■ Do this:
Starting at the first line of the listing below, retype each line up to and including the one that contains "2.74, 2.89, 3.01, 3.09, 3.12, 4.38, 4.96, 5.63];". Leave pictures out.

■ Dataset extract:
# # # #
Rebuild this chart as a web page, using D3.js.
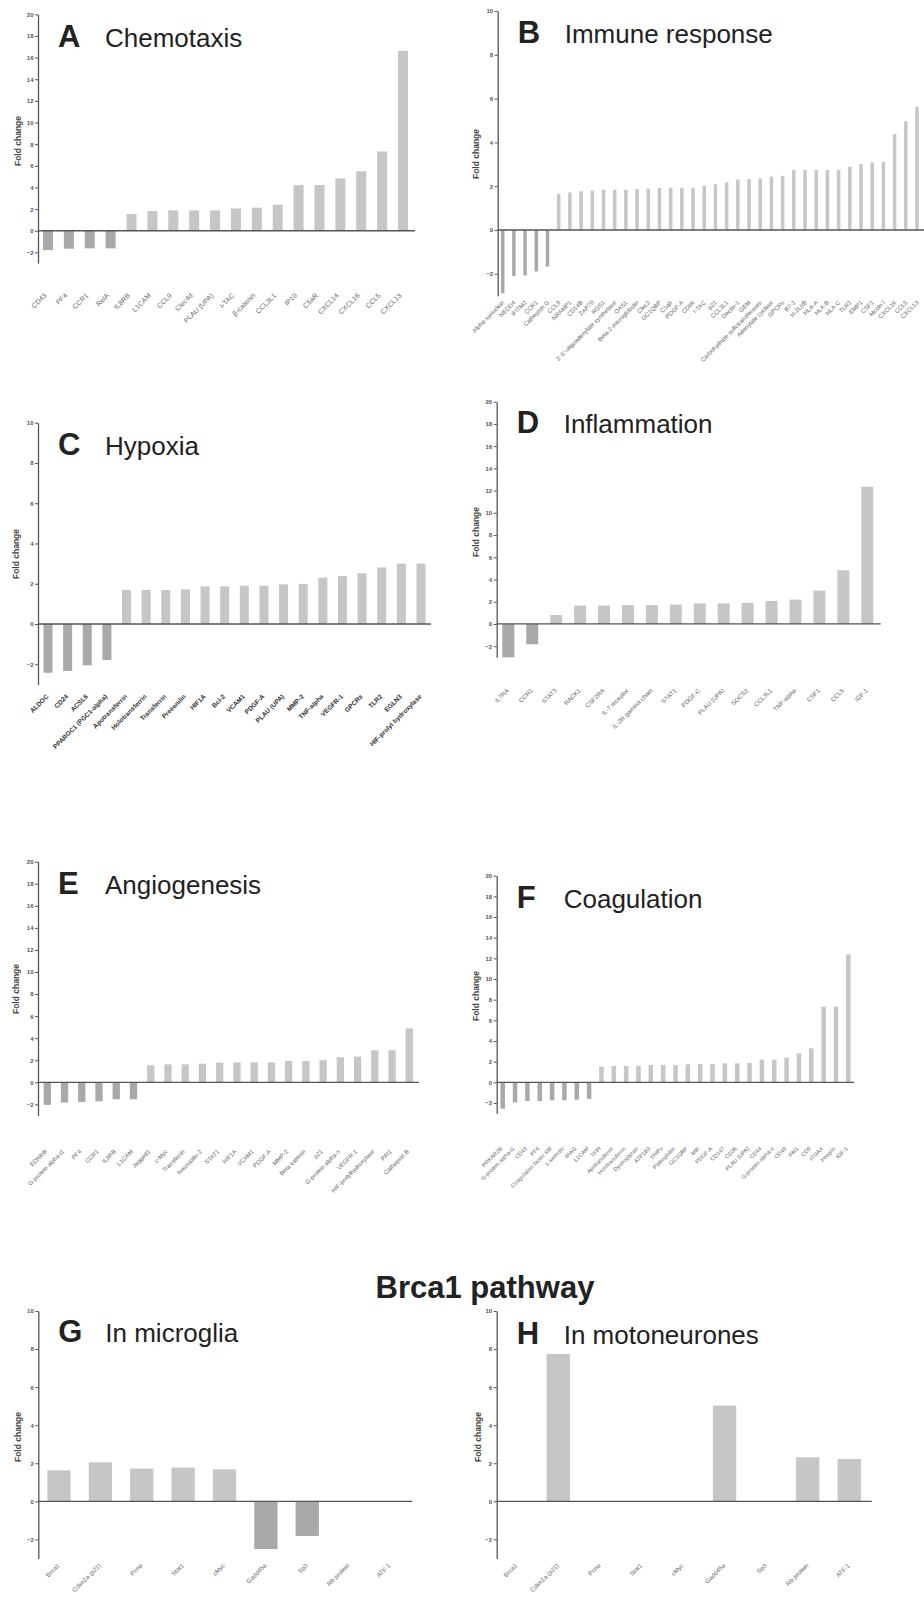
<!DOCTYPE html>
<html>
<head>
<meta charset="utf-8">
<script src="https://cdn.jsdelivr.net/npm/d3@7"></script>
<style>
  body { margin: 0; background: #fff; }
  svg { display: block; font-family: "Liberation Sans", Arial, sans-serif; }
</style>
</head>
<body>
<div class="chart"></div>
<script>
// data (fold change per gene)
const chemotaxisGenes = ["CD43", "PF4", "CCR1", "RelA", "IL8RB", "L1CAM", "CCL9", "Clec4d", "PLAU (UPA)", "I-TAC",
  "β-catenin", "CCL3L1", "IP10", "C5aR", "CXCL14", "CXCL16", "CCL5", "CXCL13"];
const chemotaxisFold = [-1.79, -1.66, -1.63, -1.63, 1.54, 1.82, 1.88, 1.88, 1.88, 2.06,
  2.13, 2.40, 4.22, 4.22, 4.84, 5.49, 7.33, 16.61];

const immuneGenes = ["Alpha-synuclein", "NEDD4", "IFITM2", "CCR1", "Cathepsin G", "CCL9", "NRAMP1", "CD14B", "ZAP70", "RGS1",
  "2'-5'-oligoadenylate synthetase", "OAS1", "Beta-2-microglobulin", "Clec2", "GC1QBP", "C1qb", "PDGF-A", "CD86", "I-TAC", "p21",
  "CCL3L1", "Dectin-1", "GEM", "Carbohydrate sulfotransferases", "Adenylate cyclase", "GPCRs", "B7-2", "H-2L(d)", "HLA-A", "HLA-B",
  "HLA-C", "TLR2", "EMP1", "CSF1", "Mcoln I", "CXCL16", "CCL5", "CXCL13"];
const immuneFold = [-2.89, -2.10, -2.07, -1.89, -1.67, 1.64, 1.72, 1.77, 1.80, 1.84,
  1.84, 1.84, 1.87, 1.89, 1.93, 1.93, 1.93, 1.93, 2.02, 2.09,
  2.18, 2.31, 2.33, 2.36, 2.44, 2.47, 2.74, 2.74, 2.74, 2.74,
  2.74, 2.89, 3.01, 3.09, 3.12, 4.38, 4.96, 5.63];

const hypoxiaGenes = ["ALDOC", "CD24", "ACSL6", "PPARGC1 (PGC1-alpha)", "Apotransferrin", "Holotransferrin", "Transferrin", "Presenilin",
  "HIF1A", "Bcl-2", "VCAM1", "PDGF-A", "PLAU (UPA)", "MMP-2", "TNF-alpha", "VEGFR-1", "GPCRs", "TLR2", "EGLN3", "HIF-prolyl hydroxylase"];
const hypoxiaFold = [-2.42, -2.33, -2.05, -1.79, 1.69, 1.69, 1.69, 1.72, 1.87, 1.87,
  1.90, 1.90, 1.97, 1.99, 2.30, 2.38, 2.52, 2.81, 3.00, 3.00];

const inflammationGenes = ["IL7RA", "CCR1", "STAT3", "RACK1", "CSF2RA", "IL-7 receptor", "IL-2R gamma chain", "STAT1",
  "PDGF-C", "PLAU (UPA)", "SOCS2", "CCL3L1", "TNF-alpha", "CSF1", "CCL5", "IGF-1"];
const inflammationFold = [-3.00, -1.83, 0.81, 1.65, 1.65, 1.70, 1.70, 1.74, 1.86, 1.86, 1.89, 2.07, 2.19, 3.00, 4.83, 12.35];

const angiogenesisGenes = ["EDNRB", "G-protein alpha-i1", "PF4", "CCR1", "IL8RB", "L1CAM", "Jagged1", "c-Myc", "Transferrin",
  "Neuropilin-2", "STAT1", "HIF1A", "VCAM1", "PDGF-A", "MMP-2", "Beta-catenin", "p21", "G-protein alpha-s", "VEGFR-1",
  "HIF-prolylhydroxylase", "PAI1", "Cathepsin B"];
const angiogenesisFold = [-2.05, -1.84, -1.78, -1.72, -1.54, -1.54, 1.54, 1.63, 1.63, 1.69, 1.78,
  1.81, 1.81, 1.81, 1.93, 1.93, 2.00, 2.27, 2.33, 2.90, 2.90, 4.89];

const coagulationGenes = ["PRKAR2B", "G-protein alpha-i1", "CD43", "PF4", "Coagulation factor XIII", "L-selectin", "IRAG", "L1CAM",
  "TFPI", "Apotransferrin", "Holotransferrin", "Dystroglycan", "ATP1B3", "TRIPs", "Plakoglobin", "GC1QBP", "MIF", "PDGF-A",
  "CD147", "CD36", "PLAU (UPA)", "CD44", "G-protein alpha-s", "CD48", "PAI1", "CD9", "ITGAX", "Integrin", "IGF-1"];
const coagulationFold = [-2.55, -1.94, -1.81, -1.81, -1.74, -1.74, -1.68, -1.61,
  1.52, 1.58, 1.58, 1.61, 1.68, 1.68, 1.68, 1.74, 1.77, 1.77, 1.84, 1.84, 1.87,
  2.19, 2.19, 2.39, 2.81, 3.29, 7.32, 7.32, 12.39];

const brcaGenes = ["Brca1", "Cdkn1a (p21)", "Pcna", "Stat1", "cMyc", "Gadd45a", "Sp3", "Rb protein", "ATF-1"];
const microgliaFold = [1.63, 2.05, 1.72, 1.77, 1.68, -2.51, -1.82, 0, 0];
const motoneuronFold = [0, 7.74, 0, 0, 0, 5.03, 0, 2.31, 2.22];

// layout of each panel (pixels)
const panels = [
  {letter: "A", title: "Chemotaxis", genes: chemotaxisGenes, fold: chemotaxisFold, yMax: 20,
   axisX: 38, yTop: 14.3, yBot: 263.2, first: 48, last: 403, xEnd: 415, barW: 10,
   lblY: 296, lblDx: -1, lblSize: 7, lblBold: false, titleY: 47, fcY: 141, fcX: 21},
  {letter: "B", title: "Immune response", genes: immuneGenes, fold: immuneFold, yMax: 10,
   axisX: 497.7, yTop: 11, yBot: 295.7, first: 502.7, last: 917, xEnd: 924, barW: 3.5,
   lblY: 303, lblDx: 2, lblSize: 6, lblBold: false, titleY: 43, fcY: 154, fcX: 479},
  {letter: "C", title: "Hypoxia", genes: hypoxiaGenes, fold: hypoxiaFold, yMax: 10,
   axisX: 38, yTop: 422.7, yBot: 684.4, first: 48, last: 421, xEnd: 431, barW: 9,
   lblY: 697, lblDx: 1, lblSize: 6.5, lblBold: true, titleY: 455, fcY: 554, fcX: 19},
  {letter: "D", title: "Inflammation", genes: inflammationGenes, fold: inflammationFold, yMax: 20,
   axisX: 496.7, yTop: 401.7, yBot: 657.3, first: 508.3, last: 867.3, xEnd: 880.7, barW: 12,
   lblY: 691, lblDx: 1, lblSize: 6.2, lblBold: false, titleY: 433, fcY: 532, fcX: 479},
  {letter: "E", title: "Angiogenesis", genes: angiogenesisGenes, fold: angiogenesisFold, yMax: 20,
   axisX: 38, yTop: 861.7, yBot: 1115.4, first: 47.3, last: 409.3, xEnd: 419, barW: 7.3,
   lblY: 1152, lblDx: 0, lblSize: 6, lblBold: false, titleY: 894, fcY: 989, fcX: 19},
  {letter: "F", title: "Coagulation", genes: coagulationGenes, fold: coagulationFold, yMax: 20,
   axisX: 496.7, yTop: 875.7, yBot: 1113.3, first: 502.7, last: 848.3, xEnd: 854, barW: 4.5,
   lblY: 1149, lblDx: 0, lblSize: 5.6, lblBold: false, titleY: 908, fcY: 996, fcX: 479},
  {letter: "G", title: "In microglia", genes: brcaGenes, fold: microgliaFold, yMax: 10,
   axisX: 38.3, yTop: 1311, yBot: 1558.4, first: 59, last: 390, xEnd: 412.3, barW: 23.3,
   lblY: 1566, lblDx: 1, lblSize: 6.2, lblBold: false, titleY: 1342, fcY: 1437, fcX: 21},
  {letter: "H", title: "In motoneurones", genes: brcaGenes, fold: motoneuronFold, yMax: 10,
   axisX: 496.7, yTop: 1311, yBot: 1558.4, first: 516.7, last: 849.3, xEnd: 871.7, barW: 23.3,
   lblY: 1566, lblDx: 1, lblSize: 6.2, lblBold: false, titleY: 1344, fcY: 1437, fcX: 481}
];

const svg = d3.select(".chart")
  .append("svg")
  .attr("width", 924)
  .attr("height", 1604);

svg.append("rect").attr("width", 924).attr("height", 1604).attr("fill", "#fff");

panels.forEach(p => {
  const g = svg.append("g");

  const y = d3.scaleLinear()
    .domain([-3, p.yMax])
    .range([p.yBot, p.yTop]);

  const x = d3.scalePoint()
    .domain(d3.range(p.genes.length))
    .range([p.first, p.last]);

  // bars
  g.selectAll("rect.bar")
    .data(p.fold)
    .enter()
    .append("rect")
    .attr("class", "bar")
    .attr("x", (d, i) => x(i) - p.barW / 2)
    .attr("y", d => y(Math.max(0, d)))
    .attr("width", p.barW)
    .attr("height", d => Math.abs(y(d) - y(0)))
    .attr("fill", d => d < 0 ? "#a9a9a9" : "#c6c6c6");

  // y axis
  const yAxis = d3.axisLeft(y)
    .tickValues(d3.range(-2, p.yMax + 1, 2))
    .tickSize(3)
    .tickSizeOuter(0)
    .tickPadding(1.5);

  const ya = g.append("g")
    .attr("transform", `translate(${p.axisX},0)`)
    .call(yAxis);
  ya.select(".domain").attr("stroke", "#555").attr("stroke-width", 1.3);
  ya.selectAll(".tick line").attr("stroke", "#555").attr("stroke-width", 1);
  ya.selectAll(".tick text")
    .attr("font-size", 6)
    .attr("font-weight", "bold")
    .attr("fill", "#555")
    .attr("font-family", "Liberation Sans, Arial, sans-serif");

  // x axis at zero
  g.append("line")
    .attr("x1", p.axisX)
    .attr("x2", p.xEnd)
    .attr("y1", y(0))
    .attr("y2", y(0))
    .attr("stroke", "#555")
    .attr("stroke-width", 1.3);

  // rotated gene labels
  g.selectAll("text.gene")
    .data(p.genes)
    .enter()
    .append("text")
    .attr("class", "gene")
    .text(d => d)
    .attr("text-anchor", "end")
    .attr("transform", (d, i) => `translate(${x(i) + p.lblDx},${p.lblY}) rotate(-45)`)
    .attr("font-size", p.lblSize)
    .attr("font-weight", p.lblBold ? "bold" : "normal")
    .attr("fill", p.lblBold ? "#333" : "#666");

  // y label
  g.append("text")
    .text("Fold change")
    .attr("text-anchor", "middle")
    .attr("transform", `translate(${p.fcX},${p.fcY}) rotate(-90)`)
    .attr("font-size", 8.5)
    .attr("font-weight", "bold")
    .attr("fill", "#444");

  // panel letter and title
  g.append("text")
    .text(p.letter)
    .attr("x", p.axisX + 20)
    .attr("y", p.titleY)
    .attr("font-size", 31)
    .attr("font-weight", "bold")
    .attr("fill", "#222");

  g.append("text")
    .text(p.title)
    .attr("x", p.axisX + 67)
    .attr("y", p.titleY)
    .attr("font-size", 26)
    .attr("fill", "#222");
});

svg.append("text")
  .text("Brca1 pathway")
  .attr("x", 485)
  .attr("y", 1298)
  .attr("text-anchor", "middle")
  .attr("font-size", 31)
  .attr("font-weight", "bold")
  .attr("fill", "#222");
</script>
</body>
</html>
# # # #
■ Response:
Rebuild this chart as a web page, using D3.js.
<!DOCTYPE html>
<html>
<head>
<meta charset="utf-8">
<script src="https://cdn.jsdelivr.net/npm/d3@7"></script>
<style>
  body { margin: 0; background: #fff; }
  svg { display: block; font-family: "Liberation Sans", Arial, sans-serif; }
</style>
</head>
<body>
<div class="chart"></div>
<script>
// data (fold change per gene)
const chemotaxisGenes = ["CD43", "PF4", "CCR1", "RelA", "IL8RB", "L1CAM", "CCL9", "Clec4d", "PLAU (UPA)", "I-TAC",
  "β-catenin", "CCL3L1", "IP10", "C5aR", "CXCL14", "CXCL16", "CCL5", "CXCL13"];
const chemotaxisFold = [-1.79, -1.66, -1.63, -1.63, 1.54, 1.82, 1.88, 1.88, 1.88, 2.06,
  2.13, 2.40, 4.22, 4.22, 4.84, 5.49, 7.33, 16.61];

const immuneGenes = ["Alpha-synuclein", "NEDD4", "IFITM2", "CCR1", "Cathepsin G", "CCL9", "NRAMP1", "CD14B", "ZAP70", "RGS1",
  "2'-5'-oligoadenylate synthetase", "OAS1", "Beta-2-microglobulin", "Clec2", "GC1QBP", "C1qb", "PDGF-A", "CD86", "I-TAC", "p21",
  "CCL3L1", "Dectin-1", "GEM", "Carbohydrate sulfotransferases", "Adenylate cyclase", "GPCRs", "B7-2", "H-2L(d)", "HLA-A", "HLA-B",
  "HLA-C", "TLR2", "EMP1", "CSF1", "Mcoln I", "CXCL16", "CCL5", "CXCL13"];
const immuneFold = [-2.89, -2.10, -2.07, -1.89, -1.67, 1.64, 1.72, 1.77, 1.80, 1.84,
  1.84, 1.84, 1.87, 1.89, 1.93, 1.93, 1.93, 1.93, 2.02, 2.09,
  2.18, 2.31, 2.33, 2.36, 2.44, 2.47, 2.74, 2.74, 2.74, 2.74,
  2.74, 2.89, 3.01, 3.09, 3.12, 4.38, 4.96, 5.63];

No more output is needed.